===== INFORMATION PROVIDED

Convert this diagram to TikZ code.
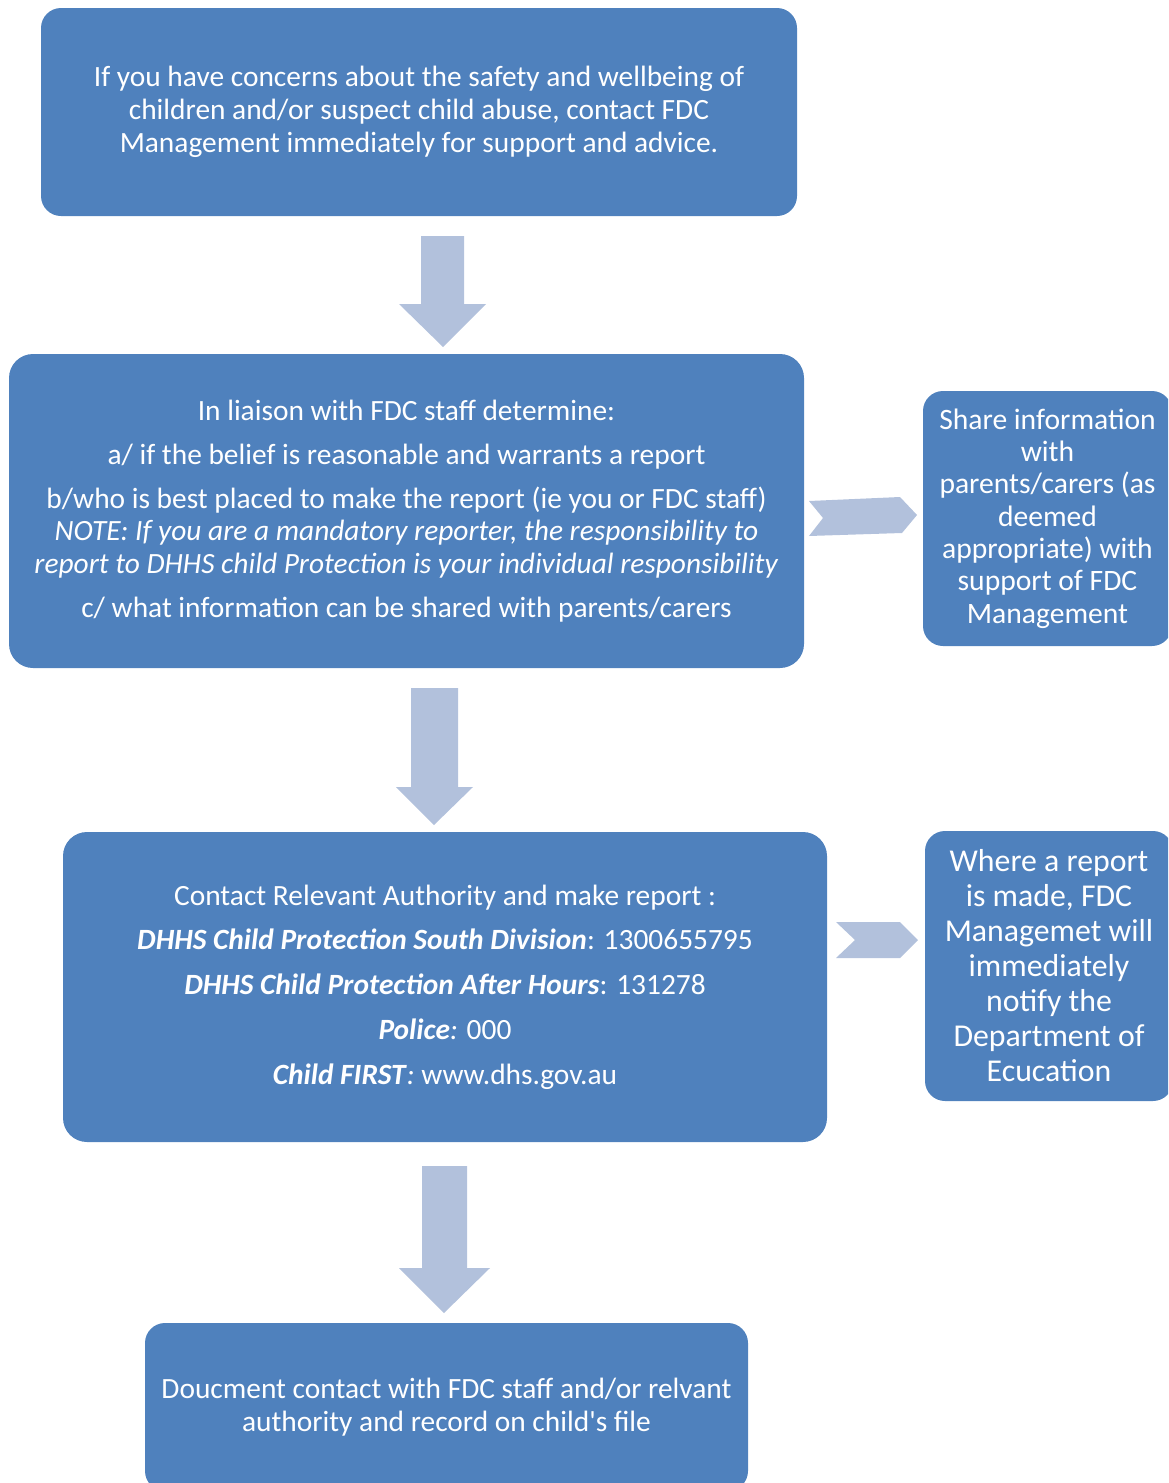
\documentclass[tikz,border=0pt]{standalone}
\usepackage{fontspec}
\setmainfont{Carlito}[Ligatures=TeXOff]
\usepackage{xcolor}
\definecolor{stepBlue}{HTML}{4F81BD}
\definecolor{arrowBlue}{HTML}{B2C1DC}
\usepackage{tikz}
\usetikzlibrary{positioning,calc}
\tikzset{%
  flowBox/.style={%
    rectangle,
    rounded corners=12pt,
    fill=stepBlue,
    text=white,
    inner sep=0pt,
    align=center,
    font=\fontsize{14.7}{16.4}\selectfont
  },
  sideBox/.style={%
    flowBox,
    rounded corners=10pt
  },
  blockArrow/.style={%
    fill=arrowBlue
  }
}

\begin{document}
\begin{tikzpicture}[x=0.5pt,y=-0.5pt]
  \clip (0,0) rectangle (1168,1483);
  \node[flowBox, rounded corners=10pt, minimum width=378pt, minimum height=104pt] (concern) at (419,112)
    {If you have concerns about the safety and wellbeing of\\
     children and/or suspect child abuse, contact FDC\\
     Management immediately for support and advice.};
  \node[flowBox, minimum width=397.5pt, minimum height=157pt] (liaison) at (406.5,511)
    {In liaison with FDC staff determine:\\[5.6pt]
     a/ if the belief is reasonable and warrants a report\\[5.6pt]
     b/who is best placed to make the report (ie you or FDC staff)\\
     \textit{NOTE: If you are a mandatory reporter, the responsibility to}\\
     \textit{report to DHHS child Protection is your individual responsibility}\\[5.6pt]
     c/ what information can be shared with parents/carers};
  \node[sideBox, minimum width=124.5pt, minimum height=127.5pt,
        font=\fontsize{14.8}{16.15}\selectfont] (share) at (1047.5,518.5)
    {Share information\\ with\\ parents/carers (as\\ deemed\\ appropriate) with\\
     support of FDC\\ Management};
  \node[flowBox, minimum width=382pt, minimum height=155pt] (contact) at (445,987)
    {Contact Relevant Authority and make report :\\[6pt]
     \textbf{\textit{DHHS Child Protection South Division}}: 1300655795\\[6pt]
     \textbf{\textit{DHHS Child Protection After Hours}}: 131278\\[6pt]
     \textbf{\textit{Police}}\textit{:} 000\\[6pt]
     \textbf{\textit{Child FIRST}}\textit{:} www.dhs.gov.au};
  \node[sideBox, minimum width=124pt, minimum height=135pt,
        font=\fontsize{15.9}{17.5}\selectfont] (notify) at (1049,966)
    {Where a report\\ is made, FDC\\ Managemet will\\ immediately\\ notify the\\
     Department of\\ Ecucation};
  \node[flowBox, rounded corners=10pt, minimum width=301.5pt, minimum height=84pt] (record) at (446.5,1407)
    {Doucment contact with FDC staff and/or relvant\\
     authority and record on child's file};

  \fill[blockArrow] (421,236) -- (464,236) -- (464,304) -- (486,304) -- (443,347)
    -- (399,304) -- (421,304) -- cycle;
  \fill[blockArrow] (411,688) -- (458,688) -- (458,787) -- (473,787) -- (434,825)
    -- (396,787) -- (411,787) -- cycle;
  \fill[blockArrow] (422,1166) -- (467,1166) -- (467,1268) -- (490,1268) -- (444,1313)
    -- (399,1268) -- (422,1268) -- cycle;
  \fill[blockArrow] (809,501) -- (900,497) -- (917,515) -- (902,533) -- (809,536)
    -- (823,518) -- cycle;
  \fill[blockArrow] (836,922) -- (900,922) -- (918,940) -- (900,958) -- (836,958)
    -- (855,940) -- cycle;
\end{tikzpicture}
\end{document}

==========

▸ **WORK TO COMPLETE**
Repeat verbatim all the material, but not the pictures.

▸ **SOLUTION FOR THIS TASK**
Convert this diagram to TikZ code.
\documentclass[tikz,border=0pt]{standalone}
\usepackage{fontspec}
\setmainfont{Carlito}[Ligatures=TeXOff]
\usepackage{xcolor}
\definecolor{stepBlue}{HTML}{4F81BD}
\definecolor{arrowBlue}{HTML}{B2C1DC}
\usepackage{tikz}
\usetikzlibrary{positioning,calc}
\tikzset{%
  flowBox/.style={%
    rectangle,
    rounded corners=12pt,
    fill=stepBlue,
    text=white,
    inner sep=0pt,
    align=center,
    font=\fontsize{14.7}{16.4}\selectfont
  },
  sideBox/.style={%
    flowBox,
    rounded corners=10pt
  },
  blockArrow/.style={%
    fill=arrowBlue
  }
}

\begin{document}
\begin{tikzpicture}[x=0.5pt,y=-0.5pt]
  \clip (0,0) rectangle (1168,1483);
  \node[flowBox, rounded corners=10pt, minimum width=378pt, minimum height=104pt] (concern) at (419,112)
    {If you have concerns about the safety and wellbeing of\\
     children and/or suspect child abuse, contact FDC\\
     Management immediately for support and advice.};
  \node[flowBox, minimum width=397.5pt, minimum height=157pt] (liaison) at (406.5,511)
    {In liaison with FDC staff determine:\\[5.6pt]
     a/ if the belief is reasonable and warrants a report\\[5.6pt]
     b/who is best placed to make the report (ie you or FDC staff)\\
     \textit{NOTE: If you are a mandatory reporter, the responsibility to}\\
     \textit{report to DHHS child Protection is your individual responsibility}\\[5.6pt]
     c/ what information can be shared with parents/carers};
  \node[sideBox, minimum width=124.5pt, minimum height=127.5pt,
        font=\fontsize{14.8}{16.15}\selectfont] (share) at (1047.5,518.5)
    {Share information\\ with\\ parents/carers (as\\ deemed\\ appropriate) with\\
     support of FDC\\ Management};
  \node[flowBox, minimum width=382pt, minimum height=155pt] (contact) at (445,987)
    {Contact Relevant Authority and make report :\\[6pt]
     \textbf{\textit{DHHS Child Protection South Division}}: 1300655795\\[6pt]
     \textbf{\textit{DHHS Child Protection After Hours}}: 131278\\[6pt]
     \textbf{\textit{Police}}\textit{:} 000\\[6pt]
     \textbf{\textit{Child FIRST}}\textit{:} www.dhs.gov.au};
  \node[sideBox, minimum width=124pt, minimum height=135pt,
        font=\fontsize{15.9}{17.5}\selectfont] (notify) at (1049,966)
    {Where a report\\ is made, FDC\\ Managemet will\\ immediately\\ notify the\\
     Department of\\ Ecucation};
  \node[flowBox, rounded corners=10pt, minimum width=301.5pt, minimum height=84pt] (record) at (446.5,1407)
    {Doucment contact with FDC staff and/or relvant\\
     authority and record on child's file};

  \fill[blockArrow] (421,236) -- (464,236) -- (464,304) -- (486,304) -- (443,347)
    -- (399,304) -- (421,304) -- cycle;
  \fill[blockArrow] (411,688) -- (458,688) -- (458,787) -- (473,787) -- (434,825)
    -- (396,787) -- (411,787) -- cycle;
  \fill[blockArrow] (422,1166) -- (467,1166) -- (467,1268) -- (490,1268) -- (444,1313)
    -- (399,1268) -- (422,1268) -- cycle;
  \fill[blockArrow] (809,501) -- (900,497) -- (917,515) -- (902,533) -- (809,536)
    -- (823,518) -- cycle;
  \fill[blockArrow] (836,922) -- (900,922) -- (918,940) -- (900,958) -- (836,958)
    -- (855,940) -- cycle;
\end{tikzpicture}
\end{document}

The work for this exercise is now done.